Следует сразу сказать, что, называя себя обывателем, я не имею в виду ничего дурного. Я называю себя так просто потому, что защищаю свои личные взгляды, вкусы, привычки и интересы. При этом у меня, безусловно, есть два положительных свойства, которыми, к сожалению, не всякий обыватель обладает. Во-первых, я не агрессивен (я - не воинствующий обыватель), что в данном конкретном случае означает следующее: я не стремлюсь запретить все, что мне не нравится, я просто хочу иметь возможность выражать свое отношение, в том числе и отрицательное, не предполагая никаких дальнейших репрессий или даже просто введения новых законов. Во-вторых, я - образованный обыватель, или, если снизить пафос, грамотный, т. е. владею литературным языком и уважаю его нормы.

Вообще, как любой обыватель я больше всего ценю спокойствие и постоянство. А резких и быстрых изменений, наоборот, боюсь и не люблю. Но так уж выпало мне - жить в эпоху больших перемен. Прежде всего, конечно, меняется окружающий мир, но брюзжать по этому поводу как-то неприлично (к тому же кое-что меняется к лучшему), а кроме того, все-таки темой статьи является язык. Может ли язык оставаться неизменным, когда вокруг меняется все: общество, психология, техника, политика?

Мы тоже эскимосы

Как-то, роясь в Интернете, на lenta.ru я нашел статью об эскимосах, которую частично процитирую :

Глобальное потепление сделало жизнь эскимосов такой богатой, что у них не хватает слов в языке, чтобы давать названия животным, переселяющимся в полярные области земного шара. В местном языке просто нет аналогов для обозначения разновидностей, которые характерны для более южных климатических поясов.

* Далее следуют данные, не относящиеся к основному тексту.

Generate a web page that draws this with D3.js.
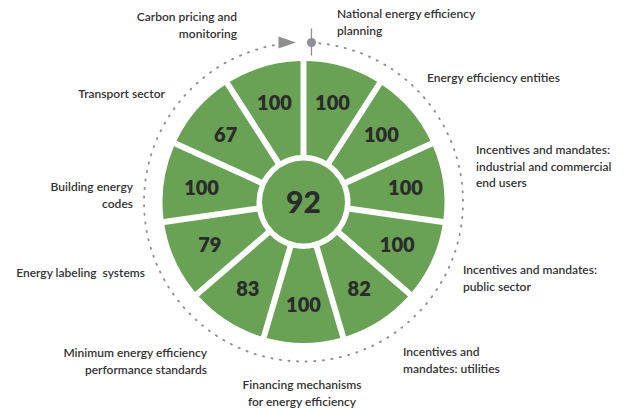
<!DOCTYPE html>
<html>
<head>
<meta charset="utf-8">
<script src="https://cdn.jsdelivr.net/npm/d3@7"></script>
<style>
  body { margin: 0; background: #fff; }
  svg text { font-family: "Lato", "Open Sans", sans-serif; }
</style>
</head>
<body>
<svg id="chart" width="629" height="412"></svg>
<script>
// data, clockwise from the top
var categories = [
  "National energy efficiency planning",
  "Energy efficiency entities",
  "Incentives and mandates: industrial and commercial end users",
  "Incentives and mandates: public sector",
  "Incentives and mandates: utilities",
  "Financing mechanisms for energy efficiency",
  "Minimum energy efficiency performance standards",
  "Energy labeling  systems",
  "Building energy codes",
  "Transport sector",
  "Carbon pricing and monitoring"
];
var scores = [100, 100, 100, 100, 82, 100, 83, 79, 100, 67, 100];
var overall = 92;

// label lines as they are broken in the picture
var labelLines = [
  ["National energy efficiency", "planning"],
  ["Energy efficiency entities"],
  ["Incentives and mandates:", "industrial and commercial", "end users"],
  ["Incentives and mandates:", "public sector"],
  ["Incentives and", "mandates: utilities"],
  ["Financing mechanisms", "for energy efficiency"],
  ["Minimum energy efficiency", "performance standards"],
  ["Energy labeling  systems"],
  ["Building energy", "codes"],
  ["Transport sector"],
  ["Carbon pricing and", "monitoring"]
];

var cx = 303.5, cy = 202;
var green = "#69a254", ink = "#2b2b2b", grey = "#8e8e93";

var svg = d3.select("#chart");
var g = svg.append("g").attr("transform", "translate(" + cx + "," + cy + ")");

// every wedge gets the same angle
var pie = d3.pie().value(1).sort(null);
var arcs = pie(scores);

var arc = d3.arc()
    .innerRadius(47)
    .outerRadius(141)
    .padAngle(0.06)
    .padRadius(100);

g.selectAll("path.wedge")
  .data(arcs)
  .enter().append("path")
    .attr("class", "wedge")
    .attr("d", arc)
    .attr("fill", green);

var labelArc = d3.arc().innerRadius(103).outerRadius(103);

g.selectAll("text.score")
  .data(arcs)
  .enter().append("text")
    .attr("class", "score")
    .attr("transform", function(d) { return "translate(" + labelArc.centroid(d) + ")"; })
    .attr("text-anchor", "middle")
    .attr("dy", "0.36em")
    .attr("fill", ink)
    .style("font-size", "20px")
    .style("font-weight", 800)
    .text(function(d) { return d.data; });

// center score
g.append("circle").attr("r", 41.5).attr("fill", green);
g.append("text")
  .attr("text-anchor", "middle")
  .attr("dy", "0.36em")
  .attr("fill", ink)
  .style("font-size", "30px")
  .style("font-weight", 900)
  .text(overall);

// dotted ring with start marker and arrow
var ringR = 159.5;
var ring = d3.arc()
    .innerRadius(ringR).outerRadius(ringR)
    .startAngle(0.1).endAngle(2 * Math.PI - 0.11);
g.append("path")
  .attr("d", ring)
  .attr("fill", "none")
  .attr("stroke", grey)
  .attr("stroke-width", 2)
  .attr("stroke-linecap", "round")
  .attr("stroke-dasharray", "0 8.6");

var mark = ringR * Math.sin(0.05);
g.append("line")
  .attr("x1", mark).attr("x2", mark)
  .attr("y1", -ringR - 14).attr("y2", -ringR + 13)
  .attr("stroke", grey).attr("stroke-width", 1.3);
g.append("circle").attr("cx", mark).attr("cy", -ringR).attr("r", 4.5).attr("fill", grey);
g.append("path")
  .attr("d", "M-25,-" + (ringR + 6) + " L-7.5,-" + ringR + " L-25,-" + (ringR - 6) + " Z")
  .attr("fill", grey);

// category labels, positions
var labelPos = [
  {x: 337, y: 18, a: "start"},
  {x: 427, y: 82, a: "start"},
  {x: 476, y: 154, a: "start"},
  {x: 463, y: 274, a: "start"},
  {x: 403, y: 356, a: "start"},
  {x: 302, y: 389, a: "middle"},
  {x: 207, y: 357, a: "end"},
  {x: 145, y: 277, a: "end"},
  {x: 133, y: 191, a: "end"},
  {x: 165, y: 98, a: "end"},
  {x: 237, y: 21, a: "end"}
];

svg.selectAll("text.cat")
  .data(categories)
  .enter().append("text")
    .attr("class", "cat")
    .attr("x", function(d, i) { return labelPos[i].x; })
    .attr("y", function(d, i) { return labelPos[i].y; })
    .attr("text-anchor", function(d, i) { return labelPos[i].a; })
    .attr("fill", "#333")
    .style("font-size", "12px")
    .style("font-weight", 600)
    .style("white-space", "pre")
    .each(function(d, i) {
      var t = d3.select(this);
      labelLines[i].forEach(function(line, k) {
        t.append("tspan")
          .attr("x", labelPos[i].x)
          .attr("dy", k === 0 ? 0 : 16.5)
          .text(line);
      });
    });
</script>
</body>
</html>
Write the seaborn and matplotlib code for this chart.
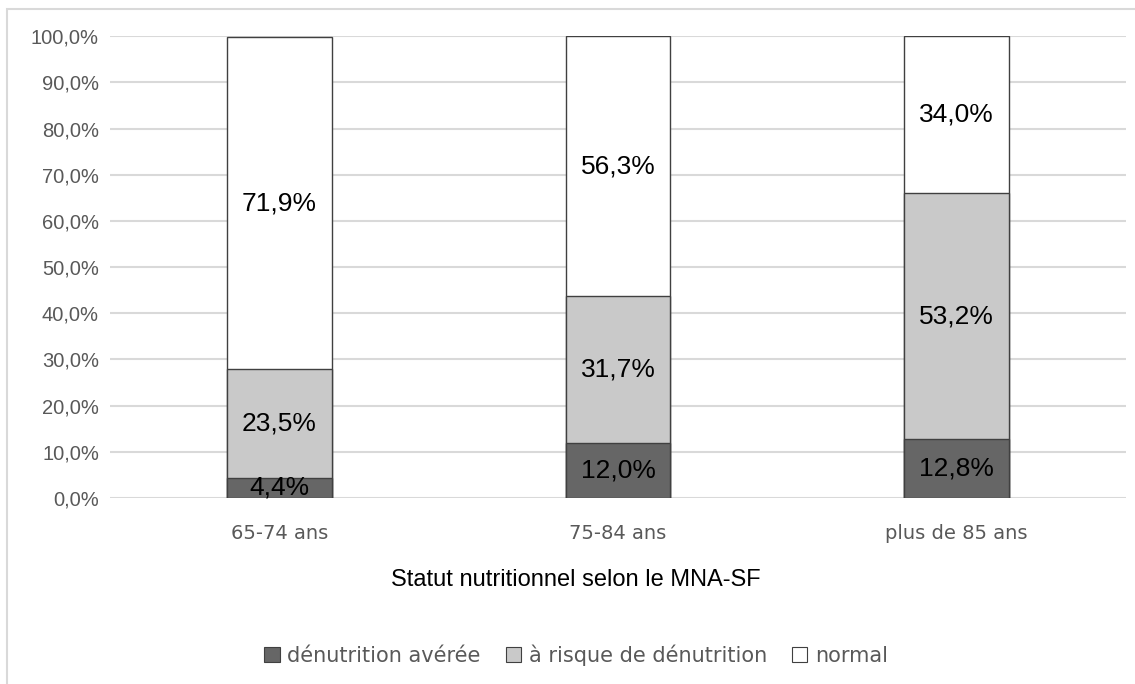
import matplotlib
matplotlib.use("Agg")
import matplotlib.pyplot as plt
from matplotlib.patches import Rectangle, Patch
import numpy as np
import pandas as pd
import seaborn as sns

groups = ["65-74 ans", "75-84 ans", "plus de 85 ans"]
denutrition = [4.4, 12.0, 12.8]
risque = [23.5, 31.7, 53.2]
normal = [71.9, 56.3, 34.0]
series_names = ["dénutrition avérée", "à risque de dénutrition", "normal"]
yticks = np.arange(0, 101, 10)

colors = ["#666666", "#c9c9c9", "#ffffff"]

sns.set_theme(style="white")
plt.rcParams["font.family"] = ["Liberation Sans", "DejaVu Sans"]

df = pd.DataFrame({"groupe": groups, "d": denutrition, "r": risque, "n": normal})
df["c1"] = df["d"]
df["c2"] = df["d"] + df["r"]
df["c3"] = df["c2"] + df["n"]

fig = plt.figure(figsize=(11.35, 6.84), dpi=100)
ax = fig.add_axes([0.097, 0.272, 0.895, 0.675])

# stacked bars drawn back to front (cumulative totals)
for col, color in zip(["c3", "c2", "c1"], colors[::-1]):
    sns.barplot(data=df, x="groupe", y=col, color=color, width=0.31,
                edgecolor="#404040", linewidth=1, saturation=1, ax=ax, zorder=3)

# labels at segment centres
for i, row in df.iterrows():
    lows = [0, row["c1"], row["c2"]]
    vals = [row["d"], row["r"], row["n"]]
    for lo, v in zip(lows, vals):
        ax.text(i, lo + v / 2, f"{v:.1f}%".replace(".", ","), ha="center",
                va="center", fontsize=19, color="black", zorder=5)

ax.set_ylim(0, 100)
ax.set_xlim(-0.5, 2.5)
ax.set_yticks(yticks)
ax.set_yticklabels([f"{t:.1f}%".replace(".", ",") for t in yticks],
                   fontsize=14.5, color="#595959")
ax.set_xticks(range(len(groups)))
ax.set_xticklabels(groups, fontsize=14, color="#595959",
                   family=["DejaVu Sans"])
ax.tick_params(axis="both", length=0, pad=8)
ax.tick_params(axis="x", pad=19)
ax.set_ylabel("")
ax.set_xlabel("")
ax.yaxis.grid(True, color="#d9d9d9", linewidth=1.5, zorder=0)
ax.set_axisbelow(True)
for s in ax.spines.values():
    s.set_visible(False)

fig.text(0.5075, 1 - 580 / 684, "Statut nutritionnel selon le MNA-SF",
         ha="center", va="center", fontsize=17, color="black")

handles = [Patch(facecolor=c, edgecolor="#404040", linewidth=0.8) for c in colors]
fig.legend(handles, series_names, loc="center", bbox_to_anchor=(0.5075, 1 - 655 / 684),
           ncol=3, frameon=False, handlelength=0.75,
           handleheight=0.75, handletextpad=0.35, columnspacing=1.2,
           labelcolor="#595959", prop={"family": ["DejaVu Sans"], "size": 15})

fig.patches.append(Rectangle((7 / 1135, -0.1), 1.2, 1.1 - 9 / 684,
                             transform=fig.transFigure, fill=False,
                             edgecolor="#d9d9d9", linewidth=1.5))

fig.savefig("out.png", dpi=100)
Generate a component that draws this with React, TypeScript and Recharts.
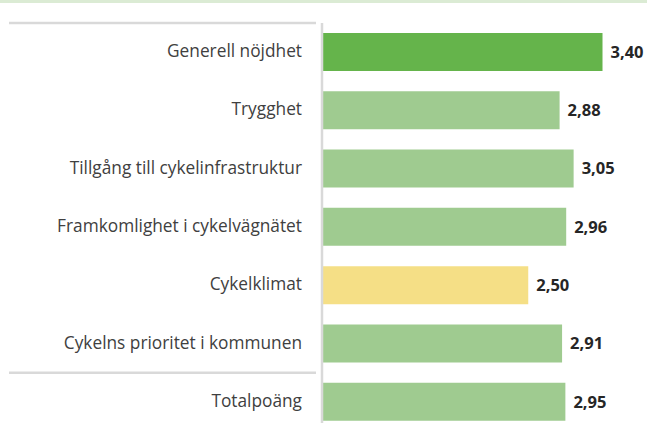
import { BarChart, Bar, XAxis, YAxis, Cell, LabelList } from "recharts";

const categories = [
  "Generell nöjdhet",
  "Trygghet",
  "Tillgång till cykelinfrastruktur",
  "Framkomlighet i cykelvägnätet",
  "Cykelklimat",
  "Cykelns prioritet i kommunen",
  "Totalpoäng",
];
const scores = [3.4, 2.88, 3.05, 2.96, 2.5, 2.91, 2.95];

const data = categories.map((name, i) => ({ name, score: scores[i] }));

const CHART_W = 652;
const CHART_H = 431;
const TOP = 23;
const AXIS_W = 322;
const BAND = (CHART_H - TOP) / categories.length;
const FONT = "'Open Sans', Lato, sans-serif";
const GRID = "#d9d9d9";

function barColor(name: string): string {
  if (name === "Generell nöjdhet") return "#65b44b";
  if (name === "Cykelklimat") return "#f5df86";
  return "#9fcb90";
}

const fmt = (v: number) => v.toFixed(2).replace(".", ",");

// y-axis label plus the grey separators above the first row and above the total
const CategoryTick = (props: any) => {
  const { x, y, payload, index } = props;
  const lineY = y - BAND / 2;
  return (
    <g>
      {(index === 0 || index === categories.length - 1) && (
        <line x1={9} x2={x + 2} y1={lineY} y2={lineY} stroke={GRID} strokeWidth={2.5} />
      )}
      <text x={x - 12} y={y} dy={5} textAnchor="end" fontSize={17.3} fill="#404040" fontFamily={FONT}>
        {payload.value}
      </text>
    </g>
  );
};

export default function App() {
  return (
    <div style={{ position: "fixed", top: 0, left: 0, width: 647, height: 423, overflow: "hidden", background: "#fff" }}>
      <div style={{ position: "absolute", top: 0, left: 0, width: 647, height: 3, background: "#dbebd4" }} />
      <BarChart
        width={CHART_W}
        height={CHART_H}
        data={data}
        layout="vertical"
        margin={{ top: TOP, right: 0, bottom: 0, left: 0 }}
      >
        <XAxis type="number" domain={[0, 4]} hide />
        <YAxis
          type="category"
          dataKey="name"
          width={AXIS_W}
          axisLine={{ stroke: GRID, strokeWidth: 2.5 }}
          tickLine={false}
          tick={<CategoryTick />}
          interval={0}
        />
        <Bar dataKey="score" barSize={38} isAnimationActive={false}>
          {data.map((d) => (
            <Cell key={d.name} fill={barColor(d.name)} />
          ))}
          <LabelList
            dataKey="score"
            position="right"
            offset={8}
            formatter={(v: any) => fmt(Number(v))}
            style={{ fontSize: 16.5, fontWeight: 700, fill: "#262626", fontFamily: FONT }}
          />
        </Bar>
      </BarChart>
    </div>
  );
}
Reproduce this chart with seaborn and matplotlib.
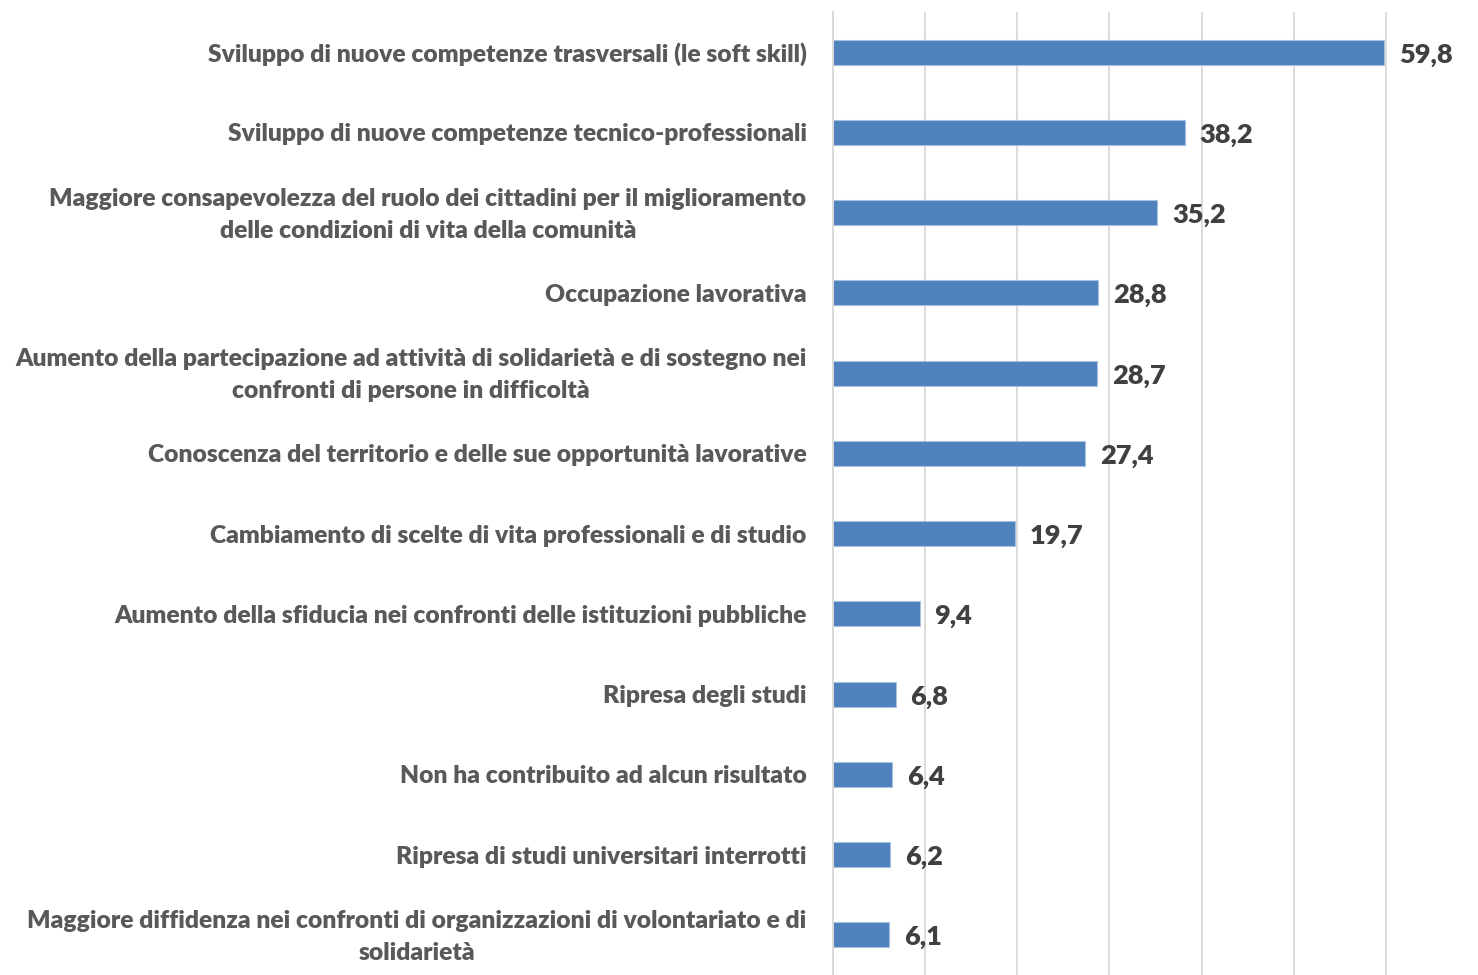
import numpy as np
import pandas as pd
import matplotlib
matplotlib.use("Agg")
import matplotlib.pyplot as plt
import matplotlib.transforms as mtransforms
import seaborn as sns

categories = [
    "Sviluppo di nuove competenze trasversali (le soft skill)",
    "Sviluppo di nuove competenze tecnico-professionali",
    "Maggiore consapevolezza del ruolo dei cittadini per il miglioramento\ndelle condizioni di vita della comunità",
    "Occupazione lavorativa",
    "Aumento della partecipazione ad attività di solidarietà e di sostegno nei\nconfronti di persone in difficoltà",
    "Conoscenza del territorio e delle sue opportunità lavorative",
    "Cambiamento di scelte di vita professionali e di studio",
    "Aumento della sfiducia nei confronti delle istituzioni pubbliche",
    "Ripresa degli studi",
    "Non ha contribuito ad alcun risultato",
    "Ripresa di studi universitari interrotti",
    "Maggiore diffidenza nei confronti di organizzazioni di volontariato e di\nsolidarietà",
]
values = [59.8, 38.2, 35.2, 28.8, 28.7, 27.4, 19.7, 9.4, 6.8, 6.4, 6.2, 6.1]

df = pd.DataFrame({"categoria": categories, "valore": values})

sns.set_style("white")
plt.rcParams['font.family'] = ['Lato', 'DejaVu Sans']

fig = plt.figure(figsize=(14.78, 9.75), dpi=100)
ax = fig.add_axes([833 / 1478, 0.0, 1 - 833 / 1478, 1 - 12 / 975])

sns.barplot(data=df, x="valore", y="categoria", orient="h", color="#4F81BD",
            saturation=1, width=0.31, edgecolor="#A9C1E0", linewidth=0.8, ax=ax)

ax.set_xlim(0, 70)
ax.set_xticks(np.arange(0, 70, 10))
ax.set_xticklabels([])
ax.tick_params(axis="x", length=0)
ax.tick_params(axis="y", length=0, pad=19)
ax.grid(axis="x", color="#D9D9D9", linewidth=1.3)
ax.set_axisbelow(True)
for s in ["top", "right", "bottom"]:
    ax.spines[s].set_visible(False)
ax.spines["left"].set_color("#D9D9D9")
ax.spines["left"].set_linewidth(1.3)
ax.set_xlabel("")
ax.set_ylabel("")

# nudge two-line labels up a little
shift = mtransforms.ScaledTranslation(0, 5 / 100, fig.dpi_scale_trans)
for lbl in ax.get_yticklabels():
    lbl.set_fontsize(17.7)
    lbl.set_fontweight("heavy")
    lbl.set_color("#595959")
    lbl.set_multialignment("center")
    lbl.set_linespacing(1.55)
    if "\n" in lbl.get_text():
        lbl.set_transform(lbl.get_transform() + shift)

for i, v in enumerate(values):
    ax.text(v + 1.6, i + 0.03, f"{v:.1f}".replace(".", ","), va="center", ha="left",
            fontsize=19.5, fontweight="heavy", color="#404040")

fig.savefig("out.png", dpi=100)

Однако вместе с потеплением флора и фауна таежной зоны смещается к северу, тайга начинает теснить тундру и эскимосам приходится теперь ломать голову, как называть лосей, малиновок, шмелей, лосося, домовых сычей и прочую живность, осваивающую заполярные области.

Как заявила в интервью агентству Reuters председатель Эскимосской полярной конференции Шейла Уотт-Клутье (Sheila Watt-Cloutier), чья организация представляет интересы около 155 тысяч человек, «эскимосы даже не могут сейчас объяснить, что они видят в природе». Местные охотники часто встречают незнакомых животных, но затрудняются рассказать о них, так как не знают их названия.

В арктической части Европы вместе с распространением березовых лесов появились олени, лоси и даже домовые сычи. «Я знаю приблизительно 1 200 слов для обозначения северных оленей, которых мы различаем по возрасту, полу, окрасу, форме и размеру рогов, - цитирует Reuters скотовода саами из северной Норвегии. - Однако лося у нас называют одним словом “елг”, но я всегда думал, что это мифическое существо» .

Эта заметка, в общем-то, не нуждается ни в каком комментарии, настолько все очевидно. Все мы немного эскимосы. А может, даже и «много». Мир вокруг нас (неважно, эскимосов или русских) меняется. Язык, который существует в меняющемся мире и не меняется сам, перестает выполнять свою функцию. Мы не можем говорить на нем об этом мире просто потому, что у нас не хватает слов. И не так уж важно, идет ли речь о домовых сычах, новых технологиях или новых политических и экономических реалиях.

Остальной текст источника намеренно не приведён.